There’s More Future Than Past - A Docufiction Play

ARTIST: Complexo Duplo

Brazil, 2017 |  75 min. | Parental Rating: 16+

Há mais Futuro que Passado - Um Documentário de Ficção

6/9 at 8pm

6/10 at 4pm

PLACE: Teatro Alfredo Mesquita

SINOPSIS

A critique to official historiography and the power that hegemonic narratives wield over our worldview, the play-lecture sheds light on the life and work of important Latin American women. As in a lecture, the three actresses present research about artists from different Latin American countries, with productions from the 1960s to the 1980s. Using documents, letters, videos, audio recordings and songs, they question the predominance of male and European names as distinguished personalities. In addition, they discuss the gap between Brazil and neighbouring countries and how we do not know what was produced so close to us.

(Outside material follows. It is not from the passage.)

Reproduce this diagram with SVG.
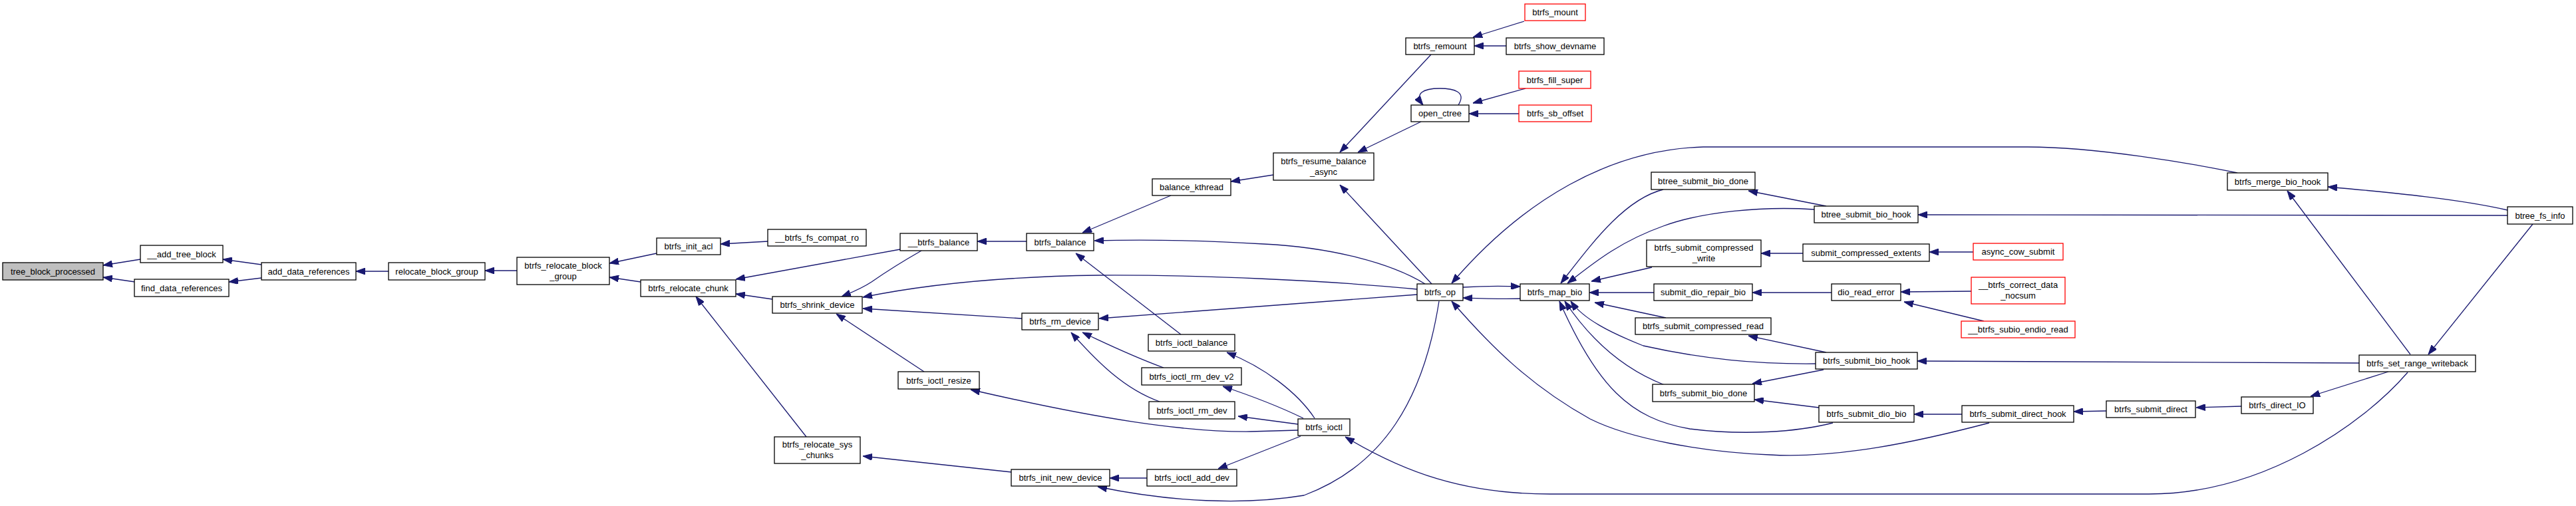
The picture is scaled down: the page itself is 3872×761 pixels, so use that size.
<svg xmlns="http://www.w3.org/2000/svg" width="3872" height="761" viewBox="0 0 3872 761">
<style>
.node rect{fill:#fff;stroke:#000;stroke-width:1.3}
.node.red rect{stroke:#ff0000}
.node.root rect{fill:#bfbfbf}
.node text{font-family:"Liberation Sans",Arial,sans-serif;font-size:13px;text-anchor:middle;fill:#000}
.edges path{fill:none;stroke:#191970;stroke-width:1.3;marker-end:url(#arr)}
</style>
<defs>
<marker id="arr" viewBox="0 0 14 10" refX="14" refY="5" markerWidth="14" markerHeight="10" markerUnits="userSpaceOnUse" orient="auto"><path d="M0,0L14,5L0,10z" fill="#191970" stroke="#191970" stroke-width="1"/></marker>
</defs>
<rect width="3872" height="761" fill="#fff"/>
<g id="edges" class="edges">
<path d="M211,390L155,399"/>
<path d="M203,424L155,417"/>
<path d="M393,398L335,390"/>
<path d="M393,418L344,424"/>
<path d="M584,408L535,408"/>
<path d="M777,407L729,407"/>
<path d="M987,381L916,396"/>
<path d="M963,424L916,417"/>
<path d="M1154,363L1083,367"/>
<path d="M1353,375L1106,420"/>
<path d="M1161,450L1106,442"/>
<path d="M1212,657L1046,446"/>
<path d="M1385,377C1350,397 1330,410 1310,424C1295,434 1280,440 1265,446"/>
<path d="M2130,435C2000,422 1800,413 1650,414C1500,416 1380,430 1297,447"/>
<path d="M1536,479L1297,464"/>
<path d="M1389,559L1257,472"/>
<path d="M1543,363L1469,363"/>
<path d="M1760,294L1627,350"/>
<path d="M1775,503L1617,381"/>
<path d="M2142,427C2090,395 2000,372 1900,367C1800,361 1720,360 1645,362"/>
<path d="M2130,443L1652,479"/>
<path d="M1749,553C1700,535 1670,520 1627,500"/>
<path d="M1743,604C1690,585 1650,545 1610,500"/>
<path d="M1976,629C1950,590 1900,552 1844,530"/>
<path d="M1959,629C1920,610 1880,595 1838,581"/>
<path d="M1951,638L1861,626"/>
<path d="M1951,647L1880,649C1780,650 1650,630 1459,586"/>
<path d="M1955,656L1831,705"/>
<path d="M1724,719L1668,719"/>
<path d="M2163,453C2140,600 2080,700 1960,745C1870,760 1760,755 1650,732"/>
<path d="M1520,710L1297,686"/>
<path d="M1914,263L1850,273"/>
<path d="M2151,82L2014,229"/>
<path d="M2136,183L2041,229"/>
<path d="M2291,32L2214,56"/>
<path d="M2264,69L2216,69"/>
<path d="M2293,133L2214,155"/>
<path d="M2283,171L2208,171"/>
<path d="M2192,158C2205,138 2185,133 2164,133C2140,133 2125,140 2139,158"/>
<path d="M2152,427L2014,278"/>
<path d="M3363,260C3290,245 3150,221 3045,221L2560,221C2420,225 2290,300 2182,426"/>
<path d="M2199,432C2230,430 2260,430 2285,431"/>
<path d="M2285,449C2260,450 2230,449 2199,448"/>
<path d="M2500,285C2440,300 2390,370 2346,426"/>
<path d="M2727,315C2650,310 2560,318 2500,340C2430,365 2390,400 2356,426"/>
<path d="M2483,402L2392,423"/>
<path d="M2486,440L2389,440"/>
<path d="M2504,478L2397,455"/>
<path d="M2729,547C2640,548 2560,540 2470,520C2420,500 2380,480 2361,453"/>
<path d="M2502,579C2440,555 2390,510 2352,453"/>
<path d="M2755,636C2700,650 2620,655 2540,645C2450,630 2400,580 2344,453"/>
<path d="M2990,636C2880,665 2760,690 2660,684C2560,680 2450,660 2390,630C2300,580 2240,520 2182,453"/>
<path d="M2745,530L2628,505"/>
<path d="M2741,556L2634,577"/>
<path d="M2734,613L2637,601"/>
<path d="M2949,623L2877,623"/>
<path d="M3166,618L3117,619"/>
<path d="M3369,611L3301,613"/>
<path d="M3590,559L3473,596"/>
<path d="M3546,546L2882,543"/>
<path d="M3619,560C3550,640 3400,743 3230,743L2330,743C2200,743 2110,710 2022,657"/>
<path d="M3623,533L3438,287"/>
<path d="M3769,316C3700,300 3600,290 3499,281"/>
<path d="M3769,324L2883,323"/>
<path d="M3807,337L3650,533"/>
<path d="M2745,310L2628,287"/>
<path d="M2710,381L2647,381"/>
<path d="M2966,379L2900,379"/>
<path d="M2753,440L2634,440"/>
<path d="M2963,438L2857,439"/>
<path d="M2982,483L2862,454"/>
</g>
<g id="n1" class="node root"><rect x="4" y="395" width="151" height="26"/><text x="79.5" y="412.5">tree_block_processed</text></g>
<g id="n2" class="node"><rect x="211" y="369" width="124" height="26"/><text x="273" y="386.5">__add_tree_block</text></g>
<g id="n3" class="node"><rect x="202" y="420" width="142" height="26"/><text x="273" y="437.5">find_data_references</text></g>
<g id="n4" class="node"><rect x="393" y="395" width="142" height="26"/><text x="464" y="412.5">add_data_references</text></g>
<g id="n5" class="node"><rect x="584" y="395" width="145" height="26"/><text x="656.5" y="412.5">relocate_block_group</text></g>
<g id="n6" class="node"><rect x="777" y="387" width="139" height="41"/><text x="846.5" y="403.5">btrfs_relocate_block</text><text x="846.5" y="419.5">_group</text></g>
<g id="n7" class="node"><rect x="987" y="358" width="96" height="25"/><text x="1035" y="374.5">btrfs_init_acl</text></g>
<g id="n8" class="node"><rect x="963" y="421" width="143" height="25"/><text x="1034.5" y="437.5">btrfs_relocate_chunk</text></g>
<g id="n9" class="node"><rect x="1154" y="345" width="148" height="25"/><text x="1228" y="361.5">__btrfs_fs_compat_ro</text></g>
<g id="n10" class="node"><rect x="1161" y="446" width="135" height="25"/><text x="1228.5" y="462.5">btrfs_shrink_device</text></g>
<g id="n11" class="node"><rect x="1164" y="657" width="129" height="40"/><text x="1228.5" y="673">btrfs_relocate_sys</text><text x="1228.5" y="689">_chunks</text></g>
<g id="n12" class="node"><rect x="1353" y="351" width="116" height="26"/><text x="1411" y="368.5">__btrfs_balance</text></g>
<g id="n13" class="node"><rect x="1543" y="351" width="101" height="26"/><text x="1593.5" y="368.5">btrfs_balance</text></g>
<g id="n14" class="node"><rect x="1732" y="269" width="118" height="25"/><text x="1791" y="285.5">balance_kthread</text></g>
<g id="n15" class="node"><rect x="1914" y="230" width="151" height="41"/><text x="1989.5" y="246.5">btrfs_resume_balance</text><text x="1989.5" y="262.5">_async</text></g>
<g id="n16" class="node"><rect x="1536" y="471" width="115" height="25"/><text x="1593.5" y="487.5">btrfs_rm_device</text></g>
<g id="n17" class="node"><rect x="1726" y="503" width="130" height="25"/><text x="1791" y="519.5">btrfs_ioctl_balance</text></g>
<g id="n18" class="node"><rect x="1716" y="553" width="150" height="26"/><text x="1791" y="570.5">btrfs_ioctl_rm_dev_v2</text></g>
<g id="n19" class="node"><rect x="1727" y="604" width="129" height="26"/><text x="1791.5" y="621.5">btrfs_ioctl_rm_dev</text></g>
<g id="n20" class="node"><rect x="1350" y="559" width="122" height="26"/><text x="1411" y="576.5">btrfs_ioctl_resize</text></g>
<g id="n21" class="node"><rect x="1520" y="706" width="148" height="25"/><text x="1594" y="722.5">btrfs_init_new_device</text></g>
<g id="n22" class="node"><rect x="1724" y="706" width="135" height="25"/><text x="1791.5" y="722.5">btrfs_ioctl_add_dev</text></g>
<g id="n23" class="node"><rect x="1951" y="630" width="78" height="25"/><text x="1990" y="646.5">btrfs_ioctl</text></g>
<g id="n24" class="node"><rect x="2113" y="57" width="103" height="25"/><text x="2164.5" y="73.5">btrfs_remount</text></g>
<g id="n25" class="node red"><rect x="2292" y="6" width="91" height="25"/><text x="2337.5" y="22.5">btrfs_mount</text></g>
<g id="n26" class="node"><rect x="2264" y="57" width="147" height="25"/><text x="2337.5" y="73.5">btrfs_show_devname</text></g>
<g id="n27" class="node"><rect x="2121" y="158" width="87" height="25"/><text x="2164.5" y="174.5">open_ctree</text></g>
<g id="n28" class="node red"><rect x="2283" y="107" width="108" height="26"/><text x="2337" y="124.5">btrfs_fill_super</text></g>
<g id="n29" class="node red"><rect x="2283" y="158" width="109" height="25"/><text x="2337.5" y="174.5">btrfs_sb_offset</text></g>
<g id="n30" class="node"><rect x="2130" y="427" width="69" height="25"/><text x="2164.5" y="443.5">btrfs_op</text></g>
<g id="n31" class="node"><rect x="2285" y="427" width="104" height="25"/><text x="2337" y="443.5">btrfs_map_bio</text></g>
<g id="n32" class="node"><rect x="2482" y="259" width="156" height="26"/><text x="2560" y="276.5">btree_submit_bio_done</text></g>
<g id="n33" class="node"><rect x="2475" y="361" width="172" height="40"/><text x="2561" y="377">btrfs_submit_compressed</text><text x="2561" y="393">_write</text></g>
<g id="n34" class="node"><rect x="2486" y="427" width="148" height="25"/><text x="2560" y="443.5">submit_dio_repair_bio</text></g>
<g id="n35" class="node"><rect x="2458" y="478" width="204" height="25"/><text x="2560" y="494.5">btrfs_submit_compressed_read</text></g>
<g id="n36" class="node"><rect x="2484" y="578" width="153" height="26"/><text x="2560.5" y="595.5">btrfs_submit_bio_done</text></g>
<g id="n37" class="node"><rect x="2727" y="310" width="156" height="25"/><text x="2805" y="326.5">btree_submit_bio_hook</text></g>
<g id="n38" class="node"><rect x="2710" y="367" width="190" height="26"/><text x="2805" y="384.5">submit_compressed_extents</text></g>
<g id="n39" class="node red"><rect x="2966" y="366" width="135" height="25"/><text x="3033.5" y="382.5">async_cow_submit</text></g>
<g id="n40" class="node"><rect x="2753" y="427" width="104" height="25"/><text x="2805" y="443.5">dio_read_error</text></g>
<g id="n41" class="node red"><rect x="2963" y="417" width="141" height="40"/><text x="3033.5" y="433">__btrfs_correct_data</text><text x="3033.5" y="449">_nocsum</text></g>
<g id="n42" class="node red"><rect x="2948" y="483" width="171" height="25"/><text x="3033.5" y="499.5">__btrfs_subio_endio_read</text></g>
<g id="n43" class="node"><rect x="2729" y="530" width="153" height="25"/><text x="2805.5" y="546.5">btrfs_submit_bio_hook</text></g>
<g id="n44" class="node"><rect x="2734" y="610" width="143" height="25"/><text x="2805.5" y="626.5">btrfs_submit_dio_bio</text></g>
<g id="n45" class="node"><rect x="2949" y="610" width="168" height="25"/><text x="3033" y="626.5">btrfs_submit_direct_hook</text></g>
<g id="n46" class="node"><rect x="3166" y="603" width="134" height="25"/><text x="3233" y="619.5">btrfs_submit_direct</text></g>
<g id="n47" class="node"><rect x="3369" y="597" width="108" height="25"/><text x="3423" y="613.5">btrfs_direct_IO</text></g>
<g id="n48" class="node"><rect x="3348" y="260" width="151" height="26"/><text x="3423.5" y="277.5">btrfs_merge_bio_hook</text></g>
<g id="n49" class="node"><rect x="3769" y="311" width="98" height="26"/><text x="3818" y="328.5">btree_fs_info</text></g>
<g id="n50" class="node"><rect x="3546" y="534" width="175" height="25"/><text x="3633.5" y="550.5">btrfs_set_range_writeback</text></g>
</svg>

Throughout the narrative, the cast’s lecture tone (which, onstage, also operates videos, sound and lighting) gives way to poetic passages, sewing a discourse which conflicts fiction with documentary.

HISTORY

Complexo Duplo is a continuous work group, based in Rio de Janeiro, which has presented theatre shows and formative actions since 2010. In 2011 and 2012, the group’s work was consolidated with the curatorship of a public space; Gláucio Gill Theatre alongside Ocupação Complexo Duplo, a project nominated for the Shell Award and the APTR Award in the special category. Since then, the collective has carried out many projects in Rio de Janeiro and in other cities in Brazil. Among the most recent are Cabeça – Um Documentário Cênico and There’s More Future than Past – A Docufiction Play, staged since 2016 and 2017, respectively. In 2018 and 2020, the group held two editions of Complexo Sul – International Exchange Platform, which promotes artistic exchanges between Latin American countries and experimental spaces for projects authored by Brazilian artists from performing arts.

CRITIC

“Assertiveness goes hand in hand with the structuring narrative procedure: the exchange of letters between prominent personalities (most unknown to us, Brazilians, consciously or unconsciously concealed when it comes to Latin American roots and ties). The adoption of the epistolary genre, so fertile in literature, makes sustainable the dramaturgical mesh on which the enactment bases its path, among biographical data, historical contexts and the infinite field of invention.”

VALMIR SANTOS, Teatrojornal

“One of the play’s highlights is the resignification that actress Tainah Longras makes of Victoria Santa Cruz’s song-poem Negra. Being a black woman, the actress reinterprets the poem and the audience is moved by her performance. Her performative act adopts, delimits and claims a look at herself, placing herself in dialogue with each verse (chorus-stanza) of Santa Cruz’s poem-performance and, at the same time, each gesture of her also takes and asks an act of collective resistance from thousands of black women.”